ERoad says lobbyist attempts to stall logging device rollout in US
The logistics and fleet management software company posted a wider loss in the year ended March 31 of $5.3 million, reflecting its investment in the US market.
The logistics and fleet management software company posted a wider loss in the year ended March 31 of $5.3 million, reflecting its investment in the US market.
ERoad says a transport lobby group is attempting to delay the US introduction of electronic logging devices for transport operators and has succeeded in getting a bill introduced to the US Congress.
The US is a key growth market for ERoad's ELDs. Under an existing mandate, transport operators must install the ELDs by Dec. 18. But the Owner Operator Independent Drivers Association (OOIDA) had been lobbying the Congress, ERoad said in a statement.

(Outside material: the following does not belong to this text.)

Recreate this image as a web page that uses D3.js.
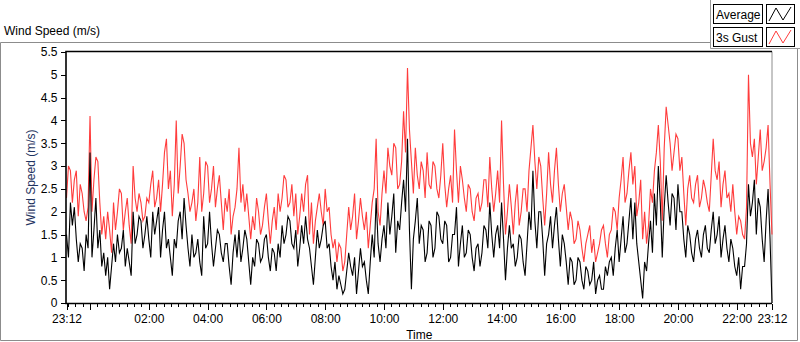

"We believe the efforts by OOIDA to delay the ELD mandate at the 11th hour is unlikely to succeed," said chief executive Steven Newman. "Many national stakeholders are proactively lobbying against it, including the largest national trade association for the trucking industry, the American Trucking Associations (ATA)."
Newman said it was too early to assess whether OOIDA would succeed in delaying use of ELDs but the delay attempts "do however create potential confusion for carriers who now have less than five months to install ELD devices and train drivers prior to the mandate coming into effect." OOIDA had unsuccessfully challenged the ELD mandate in the US Supreme Court.
The logistics and fleet management software company posted a wider loss in the year ended March 31 of $5.3 million, reflecting its investment in the US market, although the result was better than it had forecast. Earlier this month the company said quarterly sales in the US posted their fastest growth, with 1,321 contracted units in the US in the three months ended June 30, taking its total number of devices to 7,423. ERoad sold 3,090 units in its established New Zealand and Australian markets, with 45,029 contracted units across Australasia,
The shares last traded at 2.35 and reached an 11-month high of $2.351 last week. They traded as high as $4.28 in 2014, when the company raised $40 million in an initial public offering to help finance its launch in the US. The IPO price was $3.